▶ **Written exercise**: The entries below need to be written out exactly, with no pictures included.

Start of Supplied records

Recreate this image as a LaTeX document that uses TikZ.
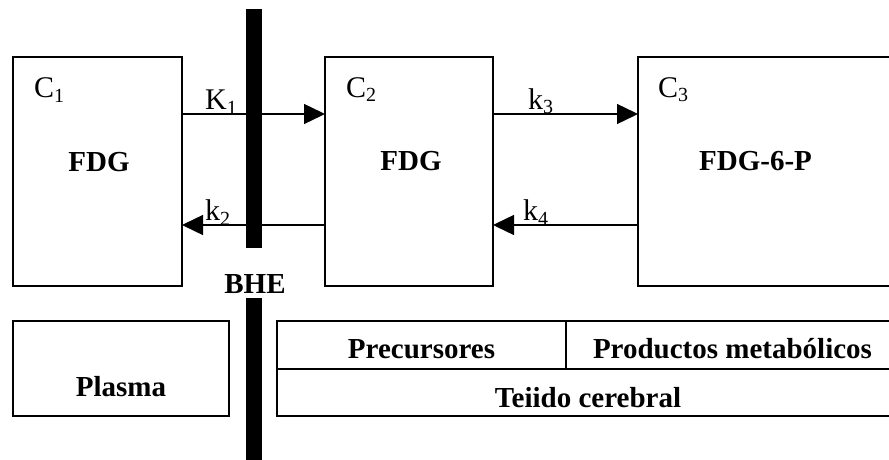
\documentclass[tikz,border=0pt]{standalone}
\usepackage{fontspec}
\setmainfont{Liberation Serif}
\usetikzlibrary{arrows.meta}
\tikzset{
  box/.style={draw=black, line width=1.5pt, minimum width=#1, inner sep=0pt, outer sep=0pt},
  arr/.style={line width=1.4pt, -{Triangle[length=21pt,width=20pt]}},
  bar/.style={fill=black, draw=none},
  lab/.style={anchor=base west, inner sep=0pt, font=\fontsize{30}{34}\selectfont},
  big/.style={anchor=base, inner sep=0pt, font=\fontsize{29}{34}\selectfont\bfseries}
}
\newcommand{\sbs}[1]{\raisebox{-5pt}{\fontsize{20}{20}\selectfont #1}}
\begin{document}
\begin{tikzpicture}[x=1pt,y=-1pt]
\useasboundingbox (0,0) rectangle (889,460);
\clip (0,0) rectangle (889,460);
% compartments
\node[box=169pt, minimum height=229pt] (c1) at (97.5,171.5) {};
\node[box=168pt, minimum height=229pt] (c2) at (409,171.5) {};
\node[box=262pt, minimum height=229pt] (c3) at (769,171.5) {};
% rows
\coordinate (ya) at (0,114);
\coordinate (yb) at (0,225);
\draw[arr] (c1.east |- ya) -- (c2.west |- ya);
\draw[arr] (c2.west |- yb) -- (c1.east |- yb);
\draw[arr] (c2.east |- ya) -- (c3.west |- ya);
\draw[arr] (c3.west |- yb) -- (c2.east |- yb);
% barrier
\fill[bar] (246,9) rectangle (262,248);
\fill[bar] (246,298) rectangle (262,462);
\node[big] (bhe) at (255,293) {BHE};
% labels
\node[lab] (lc1) at (34,98) {C\sbs{1}};
\node[lab] (lc2) at (346,97) {C\sbs{2}};
\node[lab] (lc3) at (658,97) {C\sbs{3}};
\node[lab] (lk1) at (205,110) {K\sbs{1}};
\node[lab] (lk2) at (205,220) {k\sbs{2}};
\node[lab] (lk3) at (528,109) {k\sbs{3}};
\node[lab] (lk4) at (523,220) {k\sbs{4}};
\node[big] (f1) at (99,171) {FDG};
\node[big] (f2) at (411,170) {FDG};
\node[big] (f3) at (755.5,170) {FDG-6-P};
% plasma
\node[box=216pt, minimum height=95pt] (pl) at (121,368.5) {};
\node[big] (plt) at (121,396) {Plasma};
% tissue table
\draw[line width=1.5pt] (277,321) rectangle (900,416);
\draw[line width=1.5pt] (277,369) -- (900,369);
\draw[line width=1.5pt] (566,321) -- (566,369);
\node[big] (pre) at (421.5,358) {Precursores};
\node[big] (pro) at (732.5,358) {Productos metabólicos};
\node[big] (tej) at (588,407) {Teiido cerebral};
\end{tikzpicture}
\end{document}
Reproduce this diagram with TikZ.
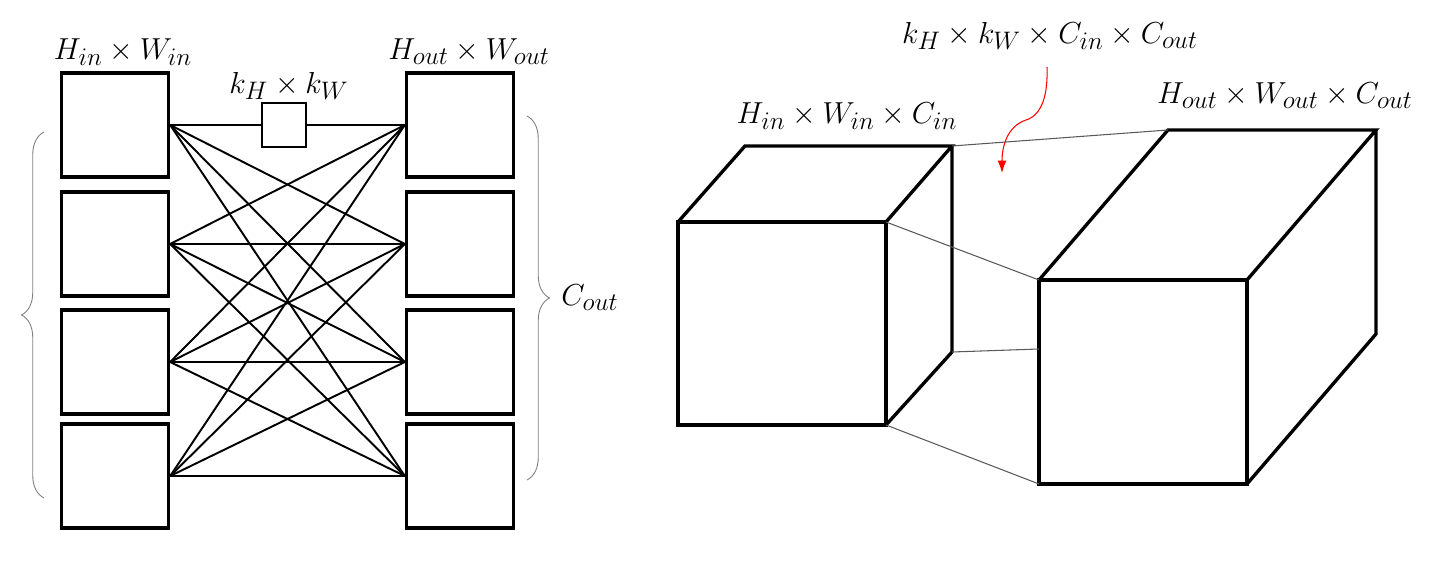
\documentclass[tikz,border=0pt]{standalone}
\usepackage{amsmath}
\usepackage{tikz}
\usetikzlibrary{decorations.pathreplacing,arrows.meta}

\begin{document}
\begin{tikzpicture}[x=0.02cm,y=-0.02cm,
	fmap/.style={draw,line width=1.9pt,minimum width=2.14cm,minimum height=2.08cm,inner sep=0pt},
	link/.style={line width=1.1pt},
	thinlink/.style={line width=0.6pt,gray!70!black},
	cube/.style={line width=1.9pt,line join=miter},
	brc/.style={decorate,decoration={brace,amplitude=0.45cm},gray,line width=0.5pt},
	lbl/.style={font=\fontsize{19}{23}\selectfont,inner sep=0pt}]
	\useasboundingbox (0,0) rectangle (1448,564);
	% channels of the input and of the output
	\foreach \i/\y in {1/125,2/244,3/362,4/476} {
		\node[fmap] (in\i) at (115,\y) {};
		\node[fmap] (out\i) at (460,\y) {};
	}
	\foreach \i in {1,...,4}
		\foreach \j in {1,...,4}
			\draw[link] (in\i.east) -- (out\j.west);
	\node[draw,fill=white,line width=1.6pt,minimum size=0.88cm,inner sep=0pt] (kern) at (284,125) {};
	\node[lbl] (lin) at (123,52) {$H_{in}\times W_{in}$};
	\node[lbl] (lout) at (469,52) {$H_{out}\times W_{out}$};
	\node[lbl] (lkern) at (289,86) {$k_H\times k_W$};
	\draw[brc] (44,498) -- (44,132);
	\draw[brc] (527,116) -- (527,480);
	\node[lbl] (cout) at (590,298) {$C_{out}$};

	% input tensor
	\coordinate (a1) at (678,222);
	\coordinate (a2) at (886,222);
	\coordinate (a3) at (886,425);
	\coordinate (a5) at (745,146);
	\coordinate (a6) at (952,146);
	\coordinate (a7) at (952,352);
	\draw[cube] (a1) rectangle (a3);
	\draw[cube] (a1) -- (a5) -- (a6) -- (a2) (a6) -- (a7) -- (a3);
	% output tensor
	\coordinate (b1) at (1039,280);
	\coordinate (b2) at (1247,280);
	\coordinate (b3) at (1247,484);
	\coordinate (b4) at (1039,484);
	\coordinate (b5) at (1168,130);
	\coordinate (b6) at (1376,130);
	\coordinate (b7) at (1376,334);
	\coordinate (b8) at (1039,349);
	\draw[cube] (b1) rectangle (b3);
	\draw[cube] (b1) -- (b5) -- (b6) -- (b2) (b6) -- (b7) -- (b3);
	\draw[thinlink] (a6) -- (b5) (a2) -- (b1) (a7) -- (b8) (a3) -- (b4);
	\node[lbl] (tin) at (847,116) {$H_{in}\times W_{in}\times C_{in}$};
	\node[lbl] (tout) at (1285,96) {$H_{out}\times W_{out}\times C_{out}$};
	\node[lbl] (tker) at (1050,36) {$k_H\times k_W\times C_{in}\times C_{out}$};
	\coordinate (kfrom) at (1047,67);
	\coordinate (kto) at (1002,173);
	\draw[red,line width=0.6pt,-{Latex[length=2.5mm,width=1.8mm]}] (kfrom) .. controls (1048,95) and (1042,115) .. (1026,120) .. controls (1008,126) and (1002,145) .. (kto);
\end{tikzpicture}
\end{document}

End of Supplied records

▶ **Correct result**:
Recreate this image as a LaTeX document that uses TikZ.
\documentclass[tikz,border=0pt]{standalone}
\usepackage{fontspec}
\setmainfont{Liberation Serif}
\usetikzlibrary{arrows.meta}
\tikzset{
  box/.style={draw=black, line width=1.5pt, minimum width=#1, inner sep=0pt, outer sep=0pt},
  arr/.style={line width=1.4pt, -{Triangle[length=21pt,width=20pt]}},
  bar/.style={fill=black, draw=none},
  lab/.style={anchor=base west, inner sep=0pt, font=\fontsize{30}{34}\selectfont},
  big/.style={anchor=base, inner sep=0pt, font=\fontsize{29}{34}\selectfont\bfseries}
}
\newcommand{\sbs}[1]{\raisebox{-5pt}{\fontsize{20}{20}\selectfont #1}}
\begin{document}
\begin{tikzpicture}[x=1pt,y=-1pt]
\useasboundingbox (0,0) rectangle (889,460);
\clip (0,0) rectangle (889,460);
% compartments
\node[box=169pt, minimum height=229pt] (c1) at (97.5,171.5) {};
\node[box=168pt, minimum height=229pt] (c2) at (409,171.5) {};
\node[box=262pt, minimum height=229pt] (c3) at (769,171.5) {};
% rows
\coordinate (ya) at (0,114);
\coordinate (yb) at (0,225);
\draw[arr] (c1.east |- ya) -- (c2.west |- ya);
\draw[arr] (c2.west |- yb) -- (c1.east |- yb);
\draw[arr] (c2.east |- ya) -- (c3.west |- ya);
\draw[arr] (c3.west |- yb) -- (c2.east |- yb);
% barrier
\fill[bar] (246,9) rectangle (262,248);
\fill[bar] (246,298) rectangle (262,462);
\node[big] (bhe) at (255,293) {BHE};
% labels
\node[lab] (lc1) at (34,98) {C\sbs{1}};
\node[lab] (lc2) at (346,97) {C\sbs{2}};
\node[lab] (lc3) at (658,97) {C\sbs{3}};
\node[lab] (lk1) at (205,110) {K\sbs{1}};
\node[lab] (lk2) at (205,220) {k\sbs{2}};
\node[lab] (lk3) at (528,109) {k\sbs{3}};
\node[lab] (lk4) at (523,220) {k\sbs{4}};
\node[big] (f1) at (99,171) {FDG};
\node[big] (f2) at (411,170) {FDG};
\node[big] (f3) at (755.5,170) {FDG-6-P};
% plasma
\node[box=216pt, minimum height=95pt] (pl) at (121,368.5) {};
\node[big] (plt) at (121,396) {Plasma};
% tissue table
\draw[line width=1.5pt] (277,321) rectangle (900,416);
\draw[line width=1.5pt] (277,369) -- (900,369);
\draw[line width=1.5pt] (566,321) -- (566,369);
\node[big] (pre) at (421.5,358) {Precursores};
\node[big] (pro) at (732.5,358) {Productos metabólicos};
\node[big] (tej) at (588,407) {Teiido cerebral};
\end{tikzpicture}
\end{document}
Reproduce this diagram with TikZ.
\documentclass[tikz,border=0pt]{standalone}
\usepackage{amsmath}
\usepackage{tikz}
\usetikzlibrary{decorations.pathreplacing,arrows.meta}

\begin{document}
\begin{tikzpicture}[x=0.02cm,y=-0.02cm,
	fmap/.style={draw,line width=1.9pt,minimum width=2.14cm,minimum height=2.08cm,inner sep=0pt},
	link/.style={line width=1.1pt},
	thinlink/.style={line width=0.6pt,gray!70!black},
	cube/.style={line width=1.9pt,line join=miter},
	brc/.style={decorate,decoration={brace,amplitude=0.45cm},gray,line width=0.5pt},
	lbl/.style={font=\fontsize{19}{23}\selectfont,inner sep=0pt}]
	\useasboundingbox (0,0) rectangle (1448,564);
	% channels of the input and of the output
	\foreach \i/\y in {1/125,2/244,3/362,4/476} {
		\node[fmap] (in\i) at (115,\y) {};
		\node[fmap] (out\i) at (460,\y) {};
	}
	\foreach \i in {1,...,4}
		\foreach \j in {1,...,4}
			\draw[link] (in\i.east) -- (out\j.west);
	\node[draw,fill=white,line width=1.6pt,minimum size=0.88cm,inner sep=0pt] (kern) at (284,125) {};
	\node[lbl] (lin) at (123,52) {$H_{in}\times W_{in}$};
	\node[lbl] (lout) at (469,52) {$H_{out}\times W_{out}$};
	\node[lbl] (lkern) at (289,86) {$k_H\times k_W$};
	\draw[brc] (44,498) -- (44,132);
	\draw[brc] (527,116) -- (527,480);
	\node[lbl] (cout) at (590,298) {$C_{out}$};

	% input tensor
	\coordinate (a1) at (678,222);
	\coordinate (a2) at (886,222);
	\coordinate (a3) at (886,425);
	\coordinate (a5) at (745,146);
	\coordinate (a6) at (952,146);
	\coordinate (a7) at (952,352);
	\draw[cube] (a1) rectangle (a3);
	\draw[cube] (a1) -- (a5) -- (a6) -- (a2) (a6) -- (a7) -- (a3);
	% output tensor
	\coordinate (b1) at (1039,280);
	\coordinate (b2) at (1247,280);
	\coordinate (b3) at (1247,484);
	\coordinate (b4) at (1039,484);
	\coordinate (b5) at (1168,130);
	\coordinate (b6) at (1376,130);
	\coordinate (b7) at (1376,334);
	\coordinate (b8) at (1039,349);
	\draw[cube] (b1) rectangle (b3);
	\draw[cube] (b1) -- (b5) -- (b6) -- (b2) (b6) -- (b7) -- (b3);
	\draw[thinlink] (a6) -- (b5) (a2) -- (b1) (a7) -- (b8) (a3) -- (b4);
	\node[lbl] (tin) at (847,116) {$H_{in}\times W_{in}\times C_{in}$};
	\node[lbl] (tout) at (1285,96) {$H_{out}\times W_{out}\times C_{out}$};
	\node[lbl] (tker) at (1050,36) {$k_H\times k_W\times C_{in}\times C_{out}$};
	\coordinate (kfrom) at (1047,67);
	\coordinate (kto) at (1002,173);
	\draw[red,line width=0.6pt,-{Latex[length=2.5mm,width=1.8mm]}] (kfrom) .. controls (1048,95) and (1042,115) .. (1026,120) .. controls (1008,126) and (1002,145) .. (kto);
\end{tikzpicture}
\end{document}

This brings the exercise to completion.